O trava-língua é um desafio de palavras que exige rapidez, atenção e boa articulação. Com sons repetidos ou parecidos, provoca trocas e enganos na fala, transformando o erro em parte da diversão. Por esse caráter lúdico, o trava-língua pode ser utilizado na alfabetização, como aponta a psicopedagoga e professora da rede estadual de Minas Gerais Ludimila Mara dos Santos.
“Chamar a atenção de crianças da faixa etária dos sete anos é um desafio que exige estratégias motivadoras, caso do trava-língua”, destaca.
“Os alunos se divertem ao repetirem os sons, tentam acertar juntos e, sem perceber, desenvolvem a escuta atenta, a articulação e ampliam o vocabulário”, afirma a pedagoga especialista em alfabetização Renata Castilho.
Consciência fonológica
Outro motivo para o uso de trava-língua na alfabetização é o desenvolvimento da consciência fonológica, como aponta a professora da rede municipal de Santa Helena (PR) Luci Piletti Niedermayer.
“Consciência fonológica é a capacidade de percepção e manipulação dos sons das palavras, de suas semelhanças e diferenças e da forma organizacional nos vocábulos”, descreve.
“Desenvolvê-la passa por três modalidades: a percepção das palavras como cadeias sonoras, constituídas por rimas e aliterações; a compreensão de que as palavras são formadas por partes, as sílabas; e a compreensão de que as sílabas são constituídas por fonemas”, observa Niedermayer.
“O trava-língua desenvolve a consciência fonológica por meio da sua recitação ou da visualização gráfica, permitindo ao aluno perceber a existência de um fonema ou de uma sílaba quando ocorre a repetição”, acrescenta.
“Em sala, sempre que trabalho essa consciência com as crianças, noto que elas começam a ler e a escrever com mais autonomia e segurança. Já tive aluno que, depois de brincar com um trava-língua, finalmente entendeu a diferença entre o som de ‘p’ e ‘b’, por exemplo”, diz.
Atividades possíveis
Niedermayer sugere que os alunos pesquisem trava-línguas com suas famílias e os levem à escola.
“Em sala de aula, em formato de roda de conversa, cada estudante fala e declama aos colegas o trava-língua encontrado, em um exercício de memória e oralização. Os textos podem ficar expostos em um painel para serem visualizados e declamados diariamente”, orienta.

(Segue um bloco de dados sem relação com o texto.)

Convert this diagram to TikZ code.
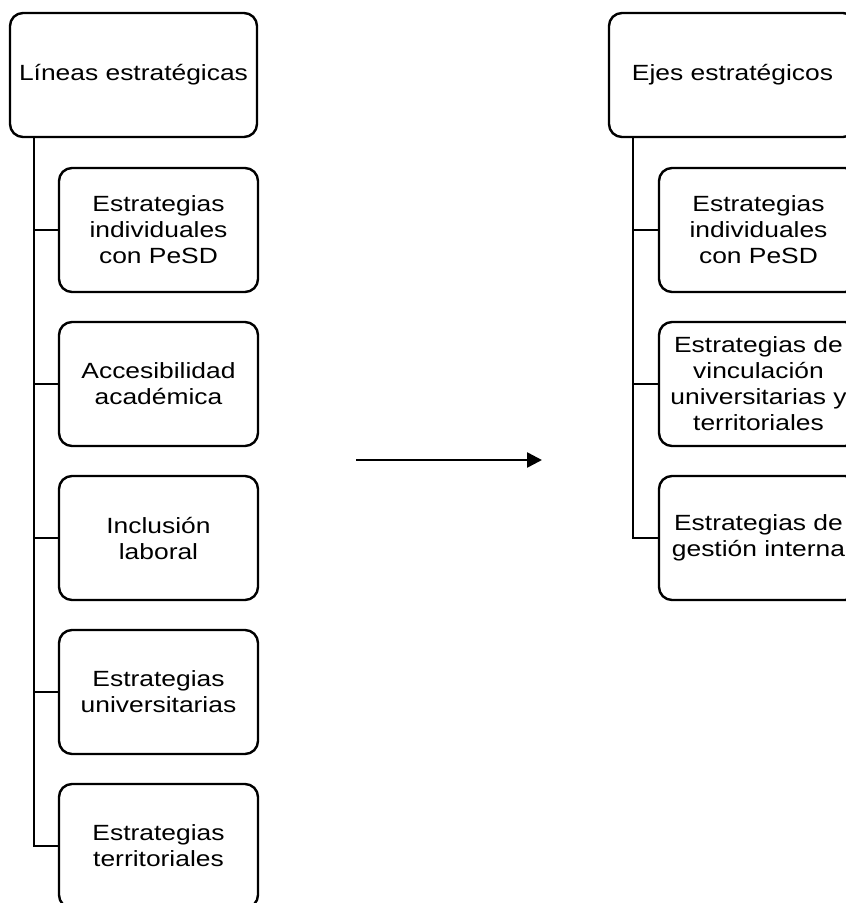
\documentclass[tikz,border=0pt]{standalone}
\usepackage{fontspec}
\setmainfont{Liberation Sans}[FakeStretch=1.2]
\usetikzlibrary{arrows.meta}
\usetikzlibrary{calc}

\tikzset{
  caja/.style={draw=black, line width=2.4pt, rounded corners=13pt, fill=white,
    align=center, inner sep=0pt, minimum width=247pt, minimum height=124pt,
    font=\fontsize{22pt}{26pt}\selectfont},
  hoja/.style={caja, minimum width=199pt},
  rama/.style={line width=2.6pt},
}
\newcommand\hoja[4]{
  \node[hoja] (#1) at (#2,#3) {#4};
}

\begin{document}
\begin{tikzpicture}[x=1pt,y=-1pt]
\useasboundingbox (0,0) rectangle (846,903);

% columna izquierda
\node[caja] (lineas) at (133.5,75) {L\'ineas estrat\'egicas};
\hoja{l1}{158.5}{230}{Estrategias\\individuales\\con PeSD}
\hoja{l2}{158.5}{384}{Accesibilidad\\acad\'emica}
\hoja{l3}{158.5}{538}{Inclusi\'on\\laboral}
\hoja{l4}{158.5}{692}{Estrategias\\universitarias}
\hoja{l5}{158.5}{846}{Estrategias\\territoriales}

% columna derecha
\node[caja] (ejes) at (732.5,75) {Ejes estrat\'egicos};
\hoja{r1}{758.5}{230}{Estrategias\\individuales\\con PeSD}
\hoja{r2}{758.5}{384}{Estrategias de\\vinculaci\'on\\universitarias y\\territoriales}
\hoja{r3}{758.5}{538}{Estrategias de\\gesti\'on interna}

\coordinate (tl) at ($(lineas.south west)+(25pt,0)$);
\coordinate (tr) at ($(ejes.south west)+(25pt,0)$);
\foreach \i in {1,...,5} \draw[rama] (tl) |- (l\i.west);
\foreach \i in {1,...,3} \draw[rama] (tr) |- (r\i.west);

%\draw[help lines] (0,0) grid (846,903);
\coordinate (desde) at (356,460);
\coordinate (hasta) at (542,460);
\draw[rama, -{Triangle[length=15pt,width=15pt]}] (desde) -- (hasta);

\end{tikzpicture}
\end{document}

“Como exercício oral, pode-se, para cada trava-língua recitado, fazer anotações ou marcações dos fonemas repetidos, sempre buscando relacionar o fonema (som) com o grafema (imagem gráfica da letra)”, complementa a professora.
Santos também recomenda utilizar a leitura ensaiada de trava-línguas.
“Como as crianças ainda não leem fluentemente, elas ensaiam com os pais e depois retornam à escola para recitar de memória e desafiar os colegas”, relata.
“Em sala, o professor pode ler os trava-línguas, explorar o gênero e suas características, destacar a repetição de palavras e a separação dos fonemas. Oralmente e no texto escrito, as crianças percebem a repetição de sons, como o ‘r’ em ‘o rato roeu’, relacionando fonema e grafema. Isso fortalece não apenas a consciência fonológica, mas também a compreensão do funcionamento do sistema alfabético de escrita”, afirma Santos.
Percebendo os sons
Niedermayer sugere trabalhar com trava-línguas tradicionais, como: “O rato roeu a roupa do rei de Roma”, “O tempo perguntou ao tempo quanto tempo o tempo tem…”, “Três pratos de trigo para três tigres tristes…”, “Olha o sapo dentro do saco…”, “Num ninho de mafagafos há sete mafagafinhos…” entre outros.
“Com os alunos pequenos, prefiro os mais curtos e conhecidos. Eles se sentem mais seguros e se envolvem mais’”, compartilha Castilho, que sugere iniciar o trabalho com o trava-língua pela oralidade e respeitando o tempo de cada criança.
“Não peça que as crianças falem rápido. A velocidade pode atrapalhar a articulação e a compreensão dos sons, comprometendo o principal objetivo, que é desenvolver a consciência fonológica”, explica.
“Celebre as tentativas e não cobre perfeição. O foco não é falar rápido ou bonito, é perceber os sons e brincar com a linguagem”, orienta.
Niedermayer sugere evitar sílabas mais complexas para alunos que ainda não dominam as sílabas canônicas (formadas por consoante e vogal). “O ideal é avançar gradativamente”, destaca.
Já Santos lembra que o trabalho com trava-línguas pode ser associado a outros gêneros textuais, como poesia e parlendas. “Torna o processo de alfabetização mais enriquecedor”, finaliza.